Fossil Fuel disinvestment campaign continues

The battle for disinvestment in fossil fuels will see new developments next week, as the Students’ Union plan to meet with the University to discuss future action.

Following a motion passed at AGM last month, a joint proposal has now been created by members of the Students’ Union and student society People and Planet to present to the university.

This will be put forward to the University early next week in what VP Welfare Kate Delaney described as a “regular meeting” held between all sabbatical staff and members of the University.

Written by Delaney and Ethical and Environmental Officer Daniel Tucker, the provisional proposal criticises the university’s behaviour on multiple fronts, including its position as 85th place on the People and Planet Green League.

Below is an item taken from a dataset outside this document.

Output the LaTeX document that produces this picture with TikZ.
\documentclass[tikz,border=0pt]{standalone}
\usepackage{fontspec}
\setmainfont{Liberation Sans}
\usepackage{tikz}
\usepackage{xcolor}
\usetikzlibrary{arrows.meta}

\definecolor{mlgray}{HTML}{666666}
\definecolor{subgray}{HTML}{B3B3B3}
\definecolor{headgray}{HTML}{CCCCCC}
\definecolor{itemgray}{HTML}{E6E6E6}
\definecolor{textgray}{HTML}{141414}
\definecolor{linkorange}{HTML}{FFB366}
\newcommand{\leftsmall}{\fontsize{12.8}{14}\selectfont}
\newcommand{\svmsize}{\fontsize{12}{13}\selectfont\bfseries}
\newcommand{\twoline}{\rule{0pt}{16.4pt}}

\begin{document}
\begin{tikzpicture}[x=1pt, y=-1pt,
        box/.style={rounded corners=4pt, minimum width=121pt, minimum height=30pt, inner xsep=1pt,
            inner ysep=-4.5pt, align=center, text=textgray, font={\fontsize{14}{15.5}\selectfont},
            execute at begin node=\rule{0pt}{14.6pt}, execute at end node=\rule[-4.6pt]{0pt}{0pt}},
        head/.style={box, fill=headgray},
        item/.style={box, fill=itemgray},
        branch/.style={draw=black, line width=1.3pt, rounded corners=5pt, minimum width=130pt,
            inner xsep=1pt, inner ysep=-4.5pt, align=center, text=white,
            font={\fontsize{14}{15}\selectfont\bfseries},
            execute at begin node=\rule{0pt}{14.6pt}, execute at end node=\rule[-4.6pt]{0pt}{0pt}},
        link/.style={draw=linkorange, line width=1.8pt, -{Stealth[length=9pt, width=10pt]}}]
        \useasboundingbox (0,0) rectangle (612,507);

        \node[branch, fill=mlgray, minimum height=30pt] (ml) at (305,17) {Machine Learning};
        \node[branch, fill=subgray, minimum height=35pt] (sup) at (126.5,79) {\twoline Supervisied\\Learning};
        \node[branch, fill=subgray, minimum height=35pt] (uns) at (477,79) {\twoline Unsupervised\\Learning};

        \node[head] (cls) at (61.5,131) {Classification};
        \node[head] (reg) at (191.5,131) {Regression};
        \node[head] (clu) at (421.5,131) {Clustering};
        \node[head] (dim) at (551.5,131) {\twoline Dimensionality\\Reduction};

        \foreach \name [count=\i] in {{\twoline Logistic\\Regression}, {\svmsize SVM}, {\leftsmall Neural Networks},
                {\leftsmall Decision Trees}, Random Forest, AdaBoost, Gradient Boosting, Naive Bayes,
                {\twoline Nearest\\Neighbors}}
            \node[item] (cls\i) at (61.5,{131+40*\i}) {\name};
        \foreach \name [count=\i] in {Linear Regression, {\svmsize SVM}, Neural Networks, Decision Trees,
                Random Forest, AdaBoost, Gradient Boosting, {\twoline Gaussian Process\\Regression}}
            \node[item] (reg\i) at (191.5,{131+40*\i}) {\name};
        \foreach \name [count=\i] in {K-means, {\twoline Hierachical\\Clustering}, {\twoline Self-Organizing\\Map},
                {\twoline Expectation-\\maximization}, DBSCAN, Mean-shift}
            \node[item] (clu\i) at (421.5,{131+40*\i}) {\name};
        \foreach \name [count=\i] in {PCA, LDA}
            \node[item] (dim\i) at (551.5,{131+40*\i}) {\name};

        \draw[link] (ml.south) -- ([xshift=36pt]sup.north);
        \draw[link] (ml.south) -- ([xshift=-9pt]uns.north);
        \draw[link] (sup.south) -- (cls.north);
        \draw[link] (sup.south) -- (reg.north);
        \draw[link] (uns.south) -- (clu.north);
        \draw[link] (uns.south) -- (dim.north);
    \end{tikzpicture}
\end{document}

The report also notes that given the institution’s substantial involvement in research within sustainable energy, investment in fossil fuels is “completely conflictual”.

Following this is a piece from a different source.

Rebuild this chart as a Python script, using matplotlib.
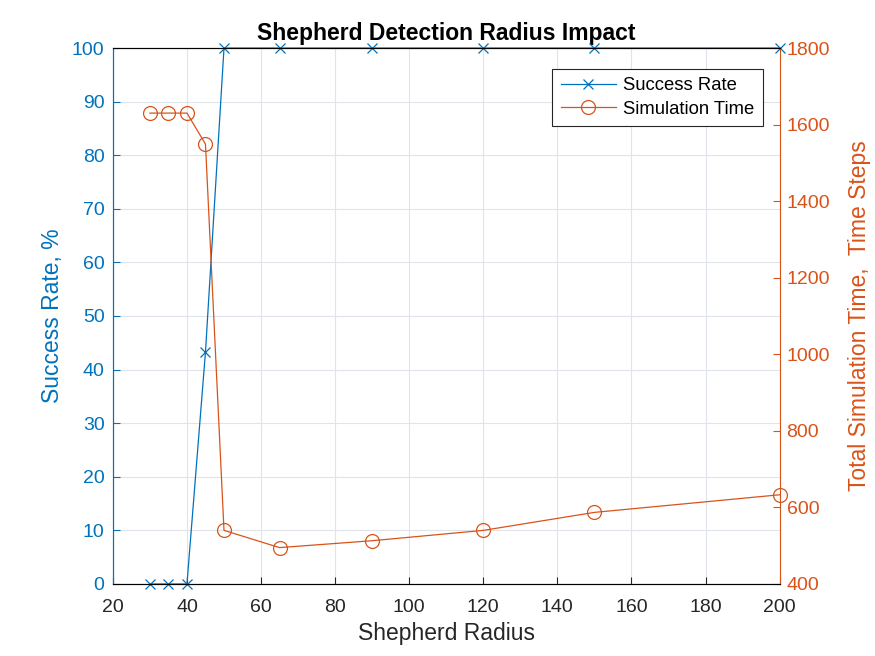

Reflecting upon the effect of climate change on future generations, it continued: “The University has a responsibility to consider the welfare and the lives of their current and future students, which is contradicted by profiting from investments in fossil fuels.”

Despite the report, the sabbatical officer stressed that campaign remains in its early stages and that the Union are looking only for a “steer from the University on where best to take this further.”

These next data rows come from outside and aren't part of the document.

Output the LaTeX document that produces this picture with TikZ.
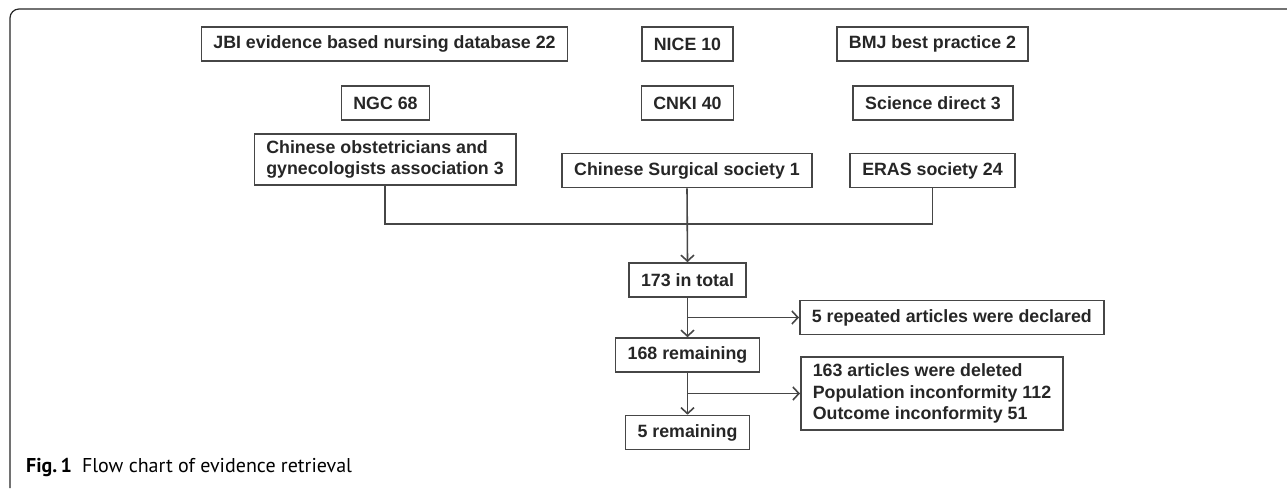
\documentclass[tikz,border=0pt]{standalone}
\usepackage{fontspec}
\setmainfont{Liberation Sans}
\newfontfamily\capfont{PT Sans}
\usetikzlibrary{arrows.meta}
\definecolor{boxgray}{RGB}{70,70,70}
\tikzset{
  box/.style={
    draw=boxgray,
    line width=1.6pt,
    text=black!85,
    font=\bfseries\fontsize{17.8}{21.7}\selectfont,
    inner xsep=12pt,
    inner ysep=4pt,
    minimum height=34pt
  },
  multi/.style={align=left, inner ysep=6.5pt},
  link/.style={draw=boxgray, line width=1.6pt},
  flow/.style={link, -{Straight Barb[length=6pt,width=13pt,line width=1.6pt]}}
}
\newcommand{\figframe}{
  \useasboundingbox (0,0) rectangle (1287,488);
  \draw[line width=1.2pt, black!85, rounded corners=9pt] (10,488) -- (10,9) -- (1287,9);
}

\begin{document}
\begin{tikzpicture}[x=1pt,y=-1pt]
  \figframe

  % Sources
  \node[box] (jbi) at (384.5,44) {JBI evidence based nursing database 22};
  \node[box] (nice) at (687.5,44) {NICE 10};
  \node[box] (bmj) at (932.5,44) {BMJ best practice 2};
  \node[box] (ngc) at (385.5,103) {NGC 68};
  \node[box] (cnki) at (687.5,103) {CNKI 40};
  \node[box] (sd) at (933,103) {Science direct 3};
  \node[box, multi] (coga) at (385,159.5) {Chinese obstetricians and\\gynecologists association 3};
  \node[box] (css) at (687,170.5) {Chinese Surgical society 1};
  \node[box] (eras) at (932.5,170.5) {ERAS society 24};

  % Screening
  \node[box] (total) at (687.5,280) {173 in total};
  \node[box, anchor=west] (rep) at (799,317.5) {5 repeated articles were declared};
  \node[box] (rem1) at (687.5,355) {168 remaining};
  \node[box, multi, anchor=west] (del) at (800,393.5) {163 articles were deleted\\Population inconformity 112\\Outcome inconformity 51};
  \node[box] (rem2) at (687.5,432.5) {5 remaining};

  \coordinate (join) at (687,224);
  \draw[link] (coga.south) |- (join) -| (eras.south);
  \draw[flow] (css.south) -- (total.north);

  \coordinate (fork1) at (total.south |- rep.west);
  \coordinate (fork2) at (rem1.south |- del.west);
  \draw[flow] (total.south) -- (rem1.north);
  \draw[flow] (fork1) -- (rep.west);
  \draw[flow] (rem1.south) -- (rem2.north);
  \draw[flow] (fork2) -- (del.west);

  % Caption
  \node[anchor=base west, inner sep=0pt, font=\capfont\fontsize{20}{24}\selectfont] (cap) at (26,472)
    {\textbf{Fig.\,1}\hspace{10pt}Flow chart of evidence retrieval};
\end{tikzpicture}
\end{document}
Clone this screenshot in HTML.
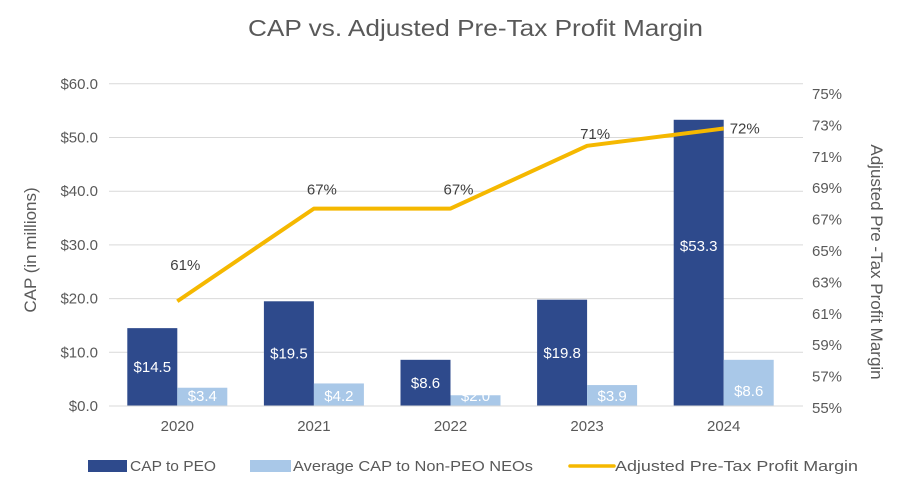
<!DOCTYPE html>
<html><head><meta charset="utf-8"><style>
body{margin:0;background:#fff;}
svg text{font-family:"Liberation Sans",sans-serif;}
</style></head><body>
<svg id="chart" width="906" height="498" viewBox="0 0 906 498">
<text x="248" y="36" textLength="455" lengthAdjust="spacingAndGlyphs" font-size="23" fill="#595959">CAP vs. Adjusted Pre-Tax Profit Margin</text>
<text transform="translate(36,250) rotate(-90)" text-anchor="middle" font-size="17" fill="#595959">CAP (in millions)</text>
<text transform="translate(871,262) rotate(90)" text-anchor="middle" font-size="17" fill="#595959">Adjusted Pre -Tax Profit Margin</text>
<g id="grid"></g><g id="leftTicks"></g><g id="rightTicks"></g><g id="bars"></g><g id="line"></g><g id="xlabels"></g>
<line x1="109" y1="406" x2="803" y2="406" stroke="#d9d9d9" stroke-width="1"/>
<g>
<rect x="88" y="460" width="39" height="12" fill="#2e4a8c"/>
<text x="130" y="471" textLength="86" lengthAdjust="spacingAndGlyphs" font-size="15" fill="#595959">CAP to PEO</text>
<rect x="250" y="460" width="41" height="12" fill="#a9c8e8"/>
<text x="293" y="471" textLength="240" lengthAdjust="spacingAndGlyphs" font-size="15" fill="#595959">Average CAP to Non-PEO NEOs</text>
<line x1="570" y1="466" x2="614" y2="466" stroke="#f5b800" stroke-width="3.5" stroke-linecap="round"/>
<text x="615" y="471" textLength="243" lengthAdjust="spacingAndGlyphs" font-size="15" fill="#595959">Adjusted Pre-Tax Profit Margin</text>
</g>
</svg>
<script>
const categories=["2020","2021","2022","2023","2024"];
const peoValues=[14.5,19.5,8.6,19.8,53.3];
const neoValues=[3.4,4.2,2.0,3.9,8.6];
const marginValues=[61.8,67.7,67.7,71.7,72.8];
const marginLabels=["61%","67%","67%","71%","72%"];
const leftTickValues=[0,10,20,30,40,50,60];
const rightTickValues=[55,57,59,61,63,65,67,69,71,73,75];
const NS="http://www.w3.org/2000/svg";
const plotL=109,plotR=792,baseY=406;
const yL=v=>baseY-v*5.37;
const yR=v=>408-(v-55)*15.7;
const step=(plotR-plotL)/categories.length;
const xC=i=>plotL+step*(i+0.5);
function mk(tag,attrs,parent,text){const e=document.createElementNS(NS,tag);for(const k in attrs)e.setAttribute(k,attrs[k]);if(text!==undefined)e.textContent=text;document.getElementById(parent).appendChild(e);return e;}
leftTickValues.forEach(v=>{
if(v>0){const g=mk("line",{x1:109,x2:803,y1:yL(v),y2:yL(v),stroke:"#d9d9d9","stroke-width":1},"grid");

}
const t=mk("text",{x:98,y:yL(v)+5,"text-anchor":"end","font-size":15,fill:"#595959"},"leftTicks","$"+v.toFixed(1));

});
rightTickValues.forEach(v=>{const t=mk("text",{x:812,y:yR(v)+5,"font-size":15,fill:"#595959"},"rightTicks",v+"%");

});
const bw=50;
categories.forEach((c,i)=>{
const cx=xC(i);
const b1=mk("rect",{x:cx-bw,y:yL(peoValues[i]),width:bw,height:baseY-yL(peoValues[i]),fill:"#2e4a8c"},"bars");


const b2=mk("rect",{x:cx,y:yL(neoValues[i]),width:bw,height:baseY-yL(neoValues[i]),fill:"#a9c8e8"},"bars");


const ly=(yL(peoValues[i])+baseY)/2+5;
const l1=mk("text",{x:cx-bw/2,y:i===4?251:ly,"text-anchor":"middle","font-size":15,fill:"#fff"},"bars","$"+peoValues[i].toFixed(1));


const l2=mk("text",{x:cx+bw/2,y:i===4?396:401,"text-anchor":"middle","font-size":15,fill:"#fff"},"bars","$"+neoValues[i].toFixed(1));


const xl=mk("text",{x:cx,y:431,"text-anchor":"middle","font-size":15,fill:"#595959"},"xlabels",c);


});
const pts=categories.map((c,i)=>xC(i)+","+yR(marginValues[i])).join(" ");
const pl=mk("polyline",{points:pts,fill:"none",stroke:"#f5b800","stroke-width":4,"stroke-linejoin":"round"},"line");


categories.forEach((c,i)=>{
const t=mk("text",{x:i===4?xC(i)+6:xC(i)+8,y:yR(marginValues[i])-(i===4?-5:i===0?31:i===3?7:14),"text-anchor":i===4?"start":"middle","font-size":15,fill:"#404040"},"line",marginLabels[i]);


});
</script>
</body></html>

Following the meeting, members of the Students’ Union will continue to meet regularly to keep up to date with any progress. This includes the Students’ Union President and the Ethical and Environmental Officer.

Talking to Gair Rhydd, the Environmental Office stated that the focus of the proposal was to use the “language of positive change” and to: “outline the financial and institutional benefits to the university as much as the ethical ones”.

This includes case studies such as the Bill Gates Foundation, which Tucker explained “would have stood to profit a lot more by divesting a matter of years earlier”.

If the university agrees to disinvestment in fossil fuels, it will be the first in Wales to do so. Currently 181 institutions globally have agreed to divest a combined sum of $50 billion.

The campaigns for Cardiff to disinvest form part of similar protests that remain ongoing at Bristol, Bath and Exeter universities. As a result the report has stressed that to agree to the AGM motion, Cardiff University has the opportunity to set an example for others.

Recently London School of Economics received national media attention after committing to disinvest £97.2 million of tuition fees within the coal and tar sands industry.

With proposals for action in Cardiff voted in by the 600 students present for the AGM, and previously supported the Student Senate, it appears that similar change would be openly welcome by its students.